• REQUIRED TASK: Write out, word for word, every line from the first one through the line that holds "Arial, Helvetica, sans-serif';", and nothing else; skip the pictures.
= = =
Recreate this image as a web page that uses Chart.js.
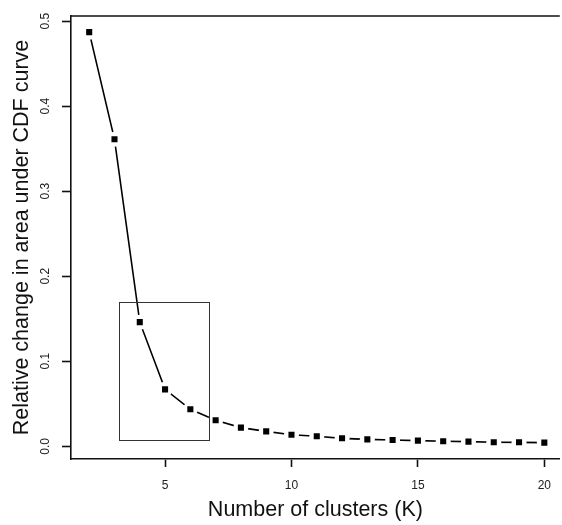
<!DOCTYPE html>
<html>
<head>
<meta charset="utf-8">
<script src="https://cdn.jsdelivr.net/npm/chart.js@4"></script>
<style>
  body { margin: 0; background: #fff; }
  #wrap { width: 562px; height: 525px; }
</style>
</head>
<body>
<div id="wrap"><canvas id="grafico"></canvas></div>
<script>
// valores
const clusters = [2, 3, 4, 5, 6, 7, 8, 9, 10, 11, 12, 13, 14, 15, 16, 17, 18, 19, 20];
const cambioRelativo = [0.487, 0.361, 0.146, 0.067, 0.0435, 0.0306, 0.022, 0.0176, 0.0137, 0.0118,
                        0.0094, 0.0082, 0.0074, 0.0067, 0.006, 0.0055, 0.0048, 0.0047, 0.0044];
const xTicks = [5, 10, 15, 20];
const yTicks = [0.0, 0.1, 0.2, 0.3, 0.4, 0.5];
// recuadro de zoom (K y valor)
const cajaX = [3.17, 6.71];
const cajaY = [0.008, 0.17];

const puntos = clusters.map((k, i) => ({ x: k, y: cambioRelativo[i] }));
const fuente = '"Liberation Sans", Arial, Helvetica, sans-serif';

// borde superior + recuadro
const extras = {
    id: 'extras',
    afterDatasetsDraw(chart) {
        const { ctx, chartArea, scales } = chart;
        ctx.save();
        ctx.strokeStyle = '#111';
        ctx.lineWidth = 1.6;
        ctx.beginPath();
        ctx.moveTo(chartArea.left, chartArea.top);
        ctx.lineTo(chartArea.right, chartArea.top);
        ctx.stroke();

        const x0 = scales.x.getPixelForValue(cajaX[0]);
        const x1 = scales.x.getPixelForValue(cajaX[1]);
        const y0 = scales.y.getPixelForValue(cajaY[1]);
        const y1 = scales.y.getPixelForValue(cajaY[0]);
        ctx.strokeStyle = '#333';
        ctx.lineWidth = 1;
        ctx.strokeRect(Math.round(x0) + 0.5, Math.round(y0) + 0.5, Math.round(x1 - x0), Math.round(y1 - y0));
        ctx.restore();
    }
};

new Chart(document.getElementById('grafico'), {
    type: 'scatter',
    data: {
        datasets: [
            {   // marcadores
                data: puntos,
                showLine: false,
                pointStyle: 'rect',
                pointRadius: 4.3,
                pointBackgroundColor: '#000',
                pointBorderWidth: 0,
                order: 0
            },
            {   // hueco blanco alrededor de cada punto (tipo "b" de R)
                data: puntos,
                showLine: false,
                pointStyle: 'circle',
                pointRadius: 7.5,
                pointBackgroundColor: '#fff',
                pointBorderWidth: 0,
                order: 1
            },
            {   // línea
                data: puntos,
                showLine: true,
                borderColor: '#000',
                borderWidth: 1.6,
                pointRadius: 0,
                tension: 0,
                order: 2
            }
        ]
    },
    plugins: [extras],
    options: {
        responsive: true,
        maintainAspectRatio: false,
        animation: false,
        layout: { autoPadding: false, padding: { top: 16, left: 0, right: 0, bottom: 0 } },
        plugins: { legend: { display: false }, tooltip: { enabled: false } },
        scales: {
            x: {
                type: 'linear',
                min: 1.28,
                max: 20.61,
                afterBuildTicks: s => { s.ticks = xTicks.map(v => ({ value: v })); },
                afterFit: s => { s.height = 66; },
                grid: { drawOnChartArea: false, drawTicks: true, tickLength: 8, color: '#111', tickWidth: 1.6 },
                border: { display: true, color: '#111', width: 1.6 },
                ticks: { color: '#222', font: { family: fuente, size: 12 }, padding: 11, maxRotation: 0 },
                title: {
                    display: true,
                    text: 'Number of clusters (K)',
                    color: '#111',
                    font: { family: fuente, size: 21.5 },
                    padding: { top: 0, bottom: 2 }
                }
            },
            y: {
                type: 'linear',
                min: -0.0149,
                max: 0.506,
                afterBuildTicks: s => { s.ticks = yTicks.map(v => ({ value: v })); },
                afterFit: s => { s.width = 71; },
                grid: { drawOnChartArea: false, drawTicks: true, tickLength: 9, color: '#111', tickWidth: 1.6 },
                border: { display: true, color: '#111', width: 1.6 },
                ticks: {
                    color: '#222',
                    font: { family: fuente, size: 12 },
                    minRotation: 90,
                    maxRotation: 90,
                    crossAlign: 'center',
                    padding: 8,
                    callback: v => v.toFixed(1)
                },
                title: {
                    display: true,
                    text: 'Relative change in area under CDF curve',
                    color: '#111',
                    font: { family: fuente, size: 21.5 },
                    padding: { top: 9, bottom: 0 }
                }
            }
        }
    }
});
</script>
</body>
</html>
= = =
• ANSWER FOR THE TASK:
Recreate this image as a web page that uses Chart.js.
<!DOCTYPE html>
<html>
<head>
<meta charset="utf-8">
<script src="https://cdn.jsdelivr.net/npm/chart.js@4"></script>
<style>
  body { margin: 0; background: #fff; }
  #wrap { width: 562px; height: 525px; }
</style>
</head>
<body>
<div id="wrap"><canvas id="grafico"></canvas></div>
<script>
// valores
const clusters = [2, 3, 4, 5, 6, 7, 8, 9, 10, 11, 12, 13, 14, 15, 16, 17, 18, 19, 20];
const cambioRelativo = [0.487, 0.361, 0.146, 0.067, 0.0435, 0.0306, 0.022, 0.0176, 0.0137, 0.0118,
                        0.0094, 0.0082, 0.0074, 0.0067, 0.006, 0.0055, 0.0048, 0.0047, 0.0044];
const xTicks = [5, 10, 15, 20];
const yTicks = [0.0, 0.1, 0.2, 0.3, 0.4, 0.5];
// recuadro de zoom (K y valor)
const cajaX = [3.17, 6.71];
const cajaY = [0.008, 0.17];

const puntos = clusters.map((k, i) => ({ x: k, y: cambioRelativo[i] }));
const fuente = '"Liberation Sans", Arial, Helvetica, sans-serif';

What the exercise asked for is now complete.